# Auswahllisten sortieren



## GuenterS (4. Juni 2003)

Hallo!

Ich habe folgendes Problem, ich bekomme eine unzahl von Daten welche ich in einer Auswahlliste darstellen möchte. Jetzt kommen die leider nicht sortiert daher, hätte es aber gern, dass die Listbox diese in Alphabetischer Reihenfolge anzeigt.

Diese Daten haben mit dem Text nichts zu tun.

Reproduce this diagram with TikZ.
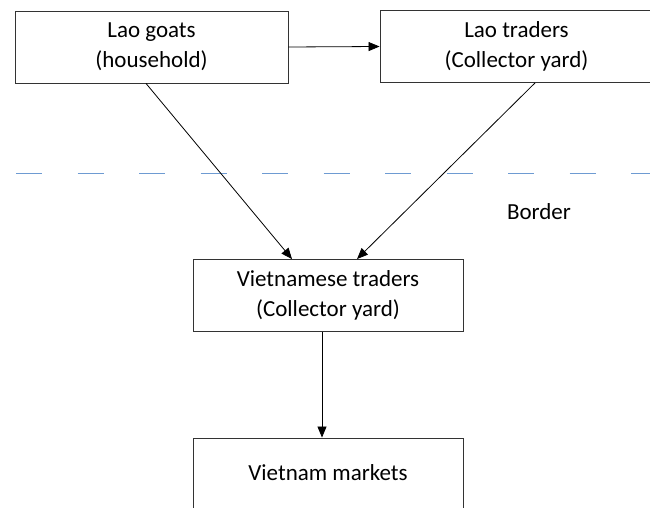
\documentclass[tikz,border=0pt]{standalone}
\usepackage{fontspec}
\setmainfont{Carlito}
\usetikzlibrary{arrows.meta}
\begin{document}
\begin{tikzpicture}[x=1pt,y=-1pt,
  box/.style={draw=black!80, line width=0.9pt, rectangle, minimum width=#1,
    minimum height=72pt, align=center, inner sep=0pt,
    font=\fontsize{23}{30}\selectfont},
  box/.default=273pt,
  flow/.style={draw=black, line width=0.8pt, -{Triangle[length=11pt,width=9pt]}},
  borderline/.style={draw={rgb,255:red,110;green,155;blue,210}, line width=1pt,
    dash pattern=on 26pt off 35.5pt},
  lbl/.style={font=\fontsize{23}{30}\selectfont, inner sep=0pt}
]
\useasboundingbox (0,0) rectangle (650,508);
\clip (0,0) rectangle (650,508);

% actors along the trade chain
\node[box] (goats) at (151.5,47) {Lao goats\\(household)};
\node[box] (laotr) at (516.5,46.5) {Lao traders\\(Collector yard)};
\node[box=270pt] (vntr) at (328,295.5) {Vietnamese traders\\(Collector yard)};
\node[box=270pt, minimum height=110pt] (vnmk) at (328,493) {};
\node[lbl] (vnmktxt) at (328,473) {Vietnam markets};

% national border
\coordinate (bl) at (16,173.5);
\coordinate (br) at (660,173.5);
\draw[borderline] (bl) -- (br);
\node[lbl] (border) at (539,212) {Border};

% flows
\draw[flow] (goats.east) -- (laotr.west);
\draw[flow] ([xshift=-5.5pt]goats.south) -- ([xshift=-36pt]vntr.north);
\draw[flow] ([xshift=18.5pt]laotr.south) -- ([xshift=29pt]vntr.north);
\draw[flow] ([xshift=-6pt]vntr.south) -- ([xshift=-6pt]vnmk.north);
\end{tikzpicture}
\end{document}
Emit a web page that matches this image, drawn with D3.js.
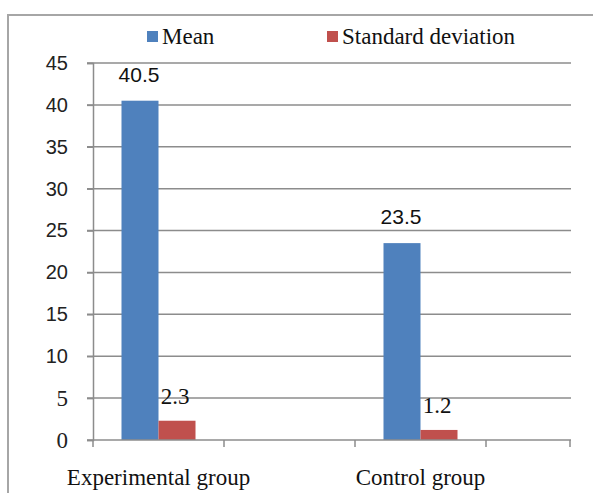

Gibt es da eine einfache HTML Lösung? vielleicht ein bestimmtes Tag?


----------



## Kosh (4. Juni 2003)

Das geht nicht mit HTML, das musst schon mit JavaScript oder anderen dynamischen Sprachen (PHP, ASP, JSP...) machen. HTML stellt bloß Sachen dar, Funktionen werden durch die oben genannten Sprachen geregelt.


----------



## GuenterS (4. Juni 2003)

aso ... dachte da gäbs auch en HTML Tag dafür, dann hätte ichs mir sparen können auszuproggen.

Naja in Perl gehts eh schnell...


----------



## Andreas Gaisbauer (4. Juni 2003)

Hallo,

du kannst alle Daten in ein Array laden und dann via sort() sortieren lassen -> http://selfhtml.teamone.de/javascript/objekte/array.htm#sort


ciao


----------